Dr. Morowitz’s life’s message, not to mention the theme of the book from which creationists love to quote, is that systems will inevitably self-organize in the presence of energy flows such as heat from the Sun. Far from arguing that life could never have arisen by chance, he argued that it may have been forced, deterministically, into existence. Later in the same essay he likens the emergence of life to the emergence of a lightning bolt that transports energy between sky and ground more efficiently than gradual diffusion. Both are “non-equilibrium channels” that “inevitably” and “predictably” form in the presence of “two reservoirs at different potential.”

Let that sink in: Creationists quote Dr. Morowitz as an expert witness in their case that life could not have arisen without a Creator, but his actual meaning was that life was probably inevitable even without one.

Do you think that’s honest?

How about Dr. Morowitz? What does he think? As it happens, he was also called as an expert witness in McLean vs Arkansas Board of Education, a creation-science court case. In that situation, he was able to speak for himself, and you can read the rather amusing transcript here. Suffice it to say that he takes a dim view of creationists, calling them “deceptive” and “unscientific.”

This post has explored just one example of creationists’ practice of “quote-mining” — of grabbing a sentence or two from a reputable scientist and making the words mean what their author never intended them to mean. If you’d like many more examples, check out The Quote Mine Project at talkorigins.org.

As I looked into the creation/evolution issue in my final years as a Christian, I found this dishonesty everywhere among creationists.
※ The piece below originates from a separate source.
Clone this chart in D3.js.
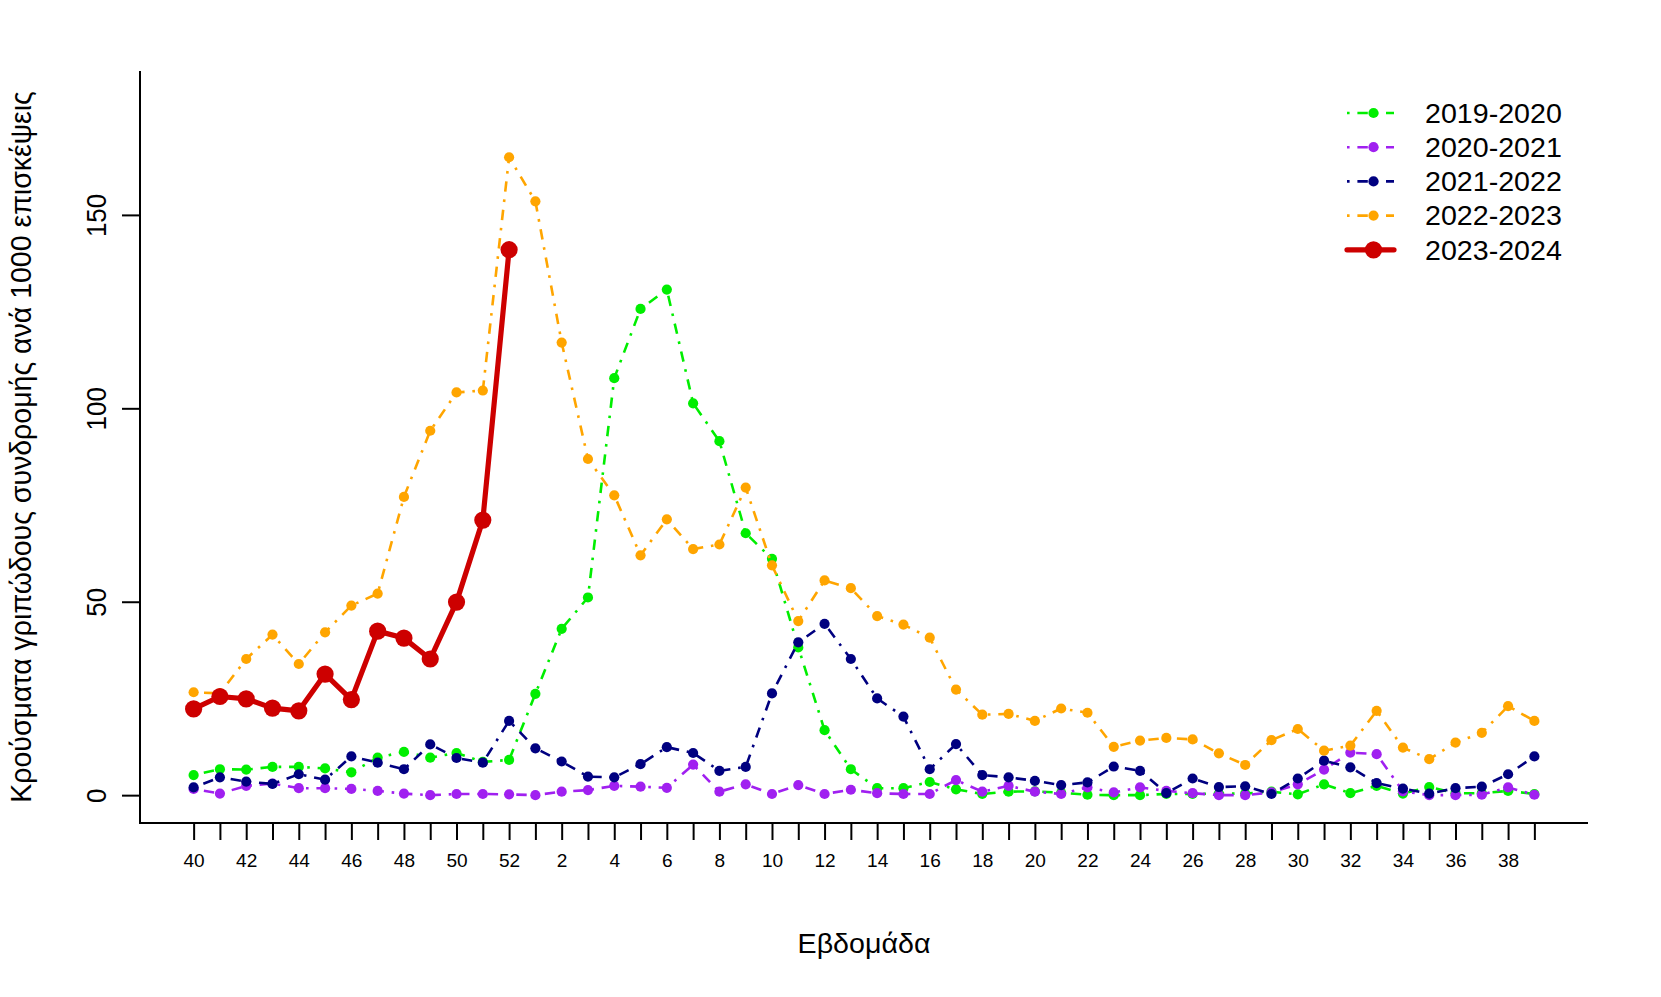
<!DOCTYPE html>
<html>
<head>
<meta charset="utf-8">
<script src="https://cdn.jsdelivr.net/npm/d3@7"></script>
<style>
body { margin: 0; background: #fff; }
text { font-family: "Liberation Sans", Arial, sans-serif; fill: #000; }
</style>
</head>
<body>
<svg id="chart"></svg>
<script>

// week labels (season runs week 40 -> week 39)
var weeks = [40,41,42,43,44,45,46,47,48,49,50,51,52,
    1,2,3,4,5,6,7,8,9,10,11,12,13,14,15,16,17,18,19,20,
    21,22,23,24,25,26,27,28,29,30,31,32,33,34,35,36,37,38,39];

var s2019 = [5.2,6.7,6.6,7.3,7.3,6.9,5.9,9.7,11.2,9.7,10.9,8.6,9.1,
    26.2,43.0,51.1,107.8,125.7,130.7,101.3,91.5,67.7,61.1,38.2,16.8,6.7,1.8,1.8,3.4,1.5,0.3,0.9,1.0,
    0.6,0.1,0,0,0.3,0.3,0.4,0.4,0.9,0.2,2.8,0.5,2.4,0.4,2.1,0.5,0.5,1.1,0.3];

var s2020 = [1.6,0.4,2.4,3.0,1.8,1.8,1.6,1.1,0.4,0,0.3,0.3,0.2,
    0,0.9,1.3,2.4,2.2,1.9,7.9,0.9,2.8,0.3,2.6,0.3,1.4,0.5,0.3,0.3,3.9,0.9,2.4,0.9,
    0.3,2.0,0.7,2.0,1.1,0.5,0,0,0.7,2.8,6.6,11.0,10.6,1.0,0,0,0.1,2.0,0.1];

var s2021 = [2.0,4.6,3.5,2.9,5.4,4.0,10.0,8.4,6.7,13.1,9.6,8.4,19.2,
    12.1,8.7,4.8,4.6,8.0,12.4,10.9,6.3,7.3,26.3,39.5,44.3,35.2,25.0,20.3,6.7,13.2,5.2,4.6,3.7,
    2.6,3.3,7.4,6.3,0.5,4.3,2.1,2.3,0.3,4.3,8.9,7.2,3.1,1.7,0.4,1.8,2.2,5.4,10.0];

var s2022 = [26.6,26.3,35.2,41.5,33.9,42.1,49.0,52.1,77.1,94.2,104.1,104.6,164.9,
    153.5,117.0,86.9,77.5,62.0,71.3,63.6,64.8,79.5,59.4,45.0,55.5,53.5,46.3,44.1,40.7,27.3,20.8,21.0,19.2,
    22.4,21.3,12.5,14.1,14.8,14.4,10.8,7.8,14.2,17.1,11.5,12.8,21.8,12.3,9.3,13.6,16.1,23.0,19.2];

var s2023 = [22.3,25.5,24.9,22.5,21.8,31.3,24.7,42.4,40.6,35.2,49.9,71.1,141.0];

var seasonNames = ["2019-2020", "2020-2021", "2021-2022", "2022-2023", "2023-2024"];
var seasonColors = ["#00EE00", "#A020F0", "#000080", "#FFA500", "#CD0000"];
var yTicks = [0, 50, 100, 150];

var yTitle = "Κρούσματα γριπώδους συνδρομής ανά 1000 επισκέψεις";
var xTitle = "Εβδομάδα";

var series = [s2019, s2020, s2021, s2022, s2023];

var svgWidth = 1661, svgHeight = 997;
var plot = { left: 140, right: 1588, top: 71, bottom: 823 };
var stretch = 1.06; // text in the original looks a bit wide
var dash = "2.6,7.8,10.4,7.8"; // R "dotdash" at lwd ~2.6

var svg = d3.select("#chart")
    .attr("width", svgWidth)
    .attr("height", svgHeight);

svg.append("rect").attr("width", svgWidth).attr("height", svgHeight).attr("fill", "#fff");

var n = weeks.length;
var x = d3.scaleLinear().domain([-0.04 * (n - 1), 1.04 * (n - 1)]).range([plot.left, plot.right]);
var y = d3.scaleLinear().domain([-7.2, 187.2]).range([plot.bottom, plot.top]);

var line = d3.line()
    .x(function (d, i) { return x(i); })
    .y(function (d) { return y(d); });

// thin seasons first, current season on top
for (var j = 0; j < series.length; j++) {
    var current = (j == series.length - 1);
    var g = svg.append("g");
    g.append("path")
        .datum(series[j])
        .attr("d", line)
        .attr("fill", "none")
        .attr("stroke", seasonColors[j])
        .attr("stroke-width", current ? 5.2 : 2.6)
        .attr("stroke-linejoin", "round")
        .attr("stroke-linecap", current ? "round" : "butt")
        .attr("stroke-dasharray", current ? null : dash);
    g.selectAll("circle")
        .data(series[j])
        .enter()
        .append("circle")
            .attr("cx", function (d, i) { return x(i); })
            .attr("cy", function (d) { return y(d); })
            .attr("r", current ? 8.6 : 5.1)
            .attr("fill", seasonColors[j]);
}

// box (bty = "l")
svg.append("path")
    .attr("d", "M" + plot.left + "," + plot.top + "V" + plot.bottom + "H" + plot.right)
    .attr("fill", "none")
    .attr("stroke", "#000")
    .attr("stroke-width", 2);

// y axis
var yAxis = svg.append("g")
    .attr("transform", "translate(" + plot.left + ",0)")
    .call(d3.axisLeft(y).tickValues(yTicks).tickSize(18).tickSizeOuter(0));
yAxis.select(".domain").remove();
yAxis.selectAll(".tick line").attr("stroke", "#000").attr("stroke-width", 2);
yAxis.selectAll(".tick text")
    .attr("x", null).attr("dy", null)
    .attr("text-anchor", "middle")
    .attr("transform", "translate(-34,0) scale(" + stretch + ",1) rotate(-90)")
    .style("font-size", "26px")
    .style("font-family", "'Liberation Sans', Arial, sans-serif")
    .attr("fill", "#000");

// x axis
var xAxis = svg.append("g")
    .attr("transform", "translate(0," + plot.bottom + ")")
    .call(d3.axisBottom(x)
        .tickValues(d3.range(n))
        .tickSize(17)
        .tickSizeOuter(0)
        .tickPadding(14)
        .tickFormat(function (d) { return d % 2 == 0 ? weeks[d] : ""; }));
xAxis.select(".domain").remove();
xAxis.selectAll(".tick line").attr("stroke", "#000").attr("stroke-width", 2);
xAxis.selectAll(".tick text")
    .style("font-size", "18px")
    .style("font-family", "'Liberation Sans', Arial, sans-serif")
    .attr("fill", "#000")
    .attr("transform", "scale(" + stretch + ",1)")
    .attr("x", 0);

// axis titles
svg.append("text")
    .attr("transform", "translate(" + ((plot.left + plot.right) / 2) + ",953) scale(" + stretch + ",1)")
    .attr("text-anchor", "middle")
    .style("font-size", "27px")
    .text(xTitle);

svg.append("text")
    .attr("transform", "translate(31," + ((plot.top + plot.bottom) / 2) + ") scale(" + stretch + ",1) rotate(-90)")
    .attr("text-anchor", "middle")
    .style("font-size", "28.5px")
    .text(yTitle);

// legend
var legend = svg.append("g").attr("transform", "translate(1347,113)");
seasonNames.forEach(function (name, j) {
    var current = (j == seasonNames.length - 1);
    var row = legend.append("g").attr("transform", "translate(0," + (j * 34.2) + ")");
    row.append("line")
        .attr("x1", 0).attr("x2", 47)
        .attr("stroke", seasonColors[j])
        .attr("stroke-width", current ? 5.2 : 2.6)
        .attr("stroke-linecap", current ? "round" : "butt")
        .attr("stroke-dasharray", current ? null : dash);
    row.append("circle")
        .attr("cx", 26.5)
        .attr("r", current ? 8.6 : 5.1)
        .attr("fill", seasonColors[j]);
    row.append("text")
        .attr("transform", "translate(78,0) scale(" + stretch + ",1)")
        .attr("dy", "0.36em")
        .style("font-size", "27px")
        .text(name);
});

</script>
</body>
</html>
Although I maintained my faith in the wake of creationism’s collapse, this was my first realization of the extent to which today’s evangelical Christian message relies on smoke and mirrors.

Do you think creationists even know how dishonest they’re being? I will speculate on that in my next post.

9 responses to “A Case Study in Creationist Quote-Mining

  1. So, you found *one* example of a misused quotation. This doesn’t negate Darwin’s admission that they eye couldn’t have evolved, nor his deathbed conversion. Also, I’ve heard a number of Einstein quotes that make it sound like HE believed in God, too. Are you smarter than Albert Einstein?

    Kidding, obviously. Thanks for the post.

    • Thanks for letting me know you were kidding. I wouldn’t have known otherwise because I have indeed heard all of those false claims enough times that it did not surprise me to hear them again!

  2. Creationists can only be ignorant or dishonest.

    If they know the evidence and were honest, they wouldn’t be creationists.

    If they know the evidence and call themselves creationists, then they are bending the word ‘creationist’ to mean something it generally doesn’t like Ken Millar does when he, an evolutionary biologist and good catholic christian uses the word ‘creationist’ to mean ‘someone who believes that god made the universe using natural laws and time that he made’ which Ken damn well knows almost nobody associates with the word ‘creationist.’ I mean, that’s great and all but it’s like he’s trying to obfuscate the matter!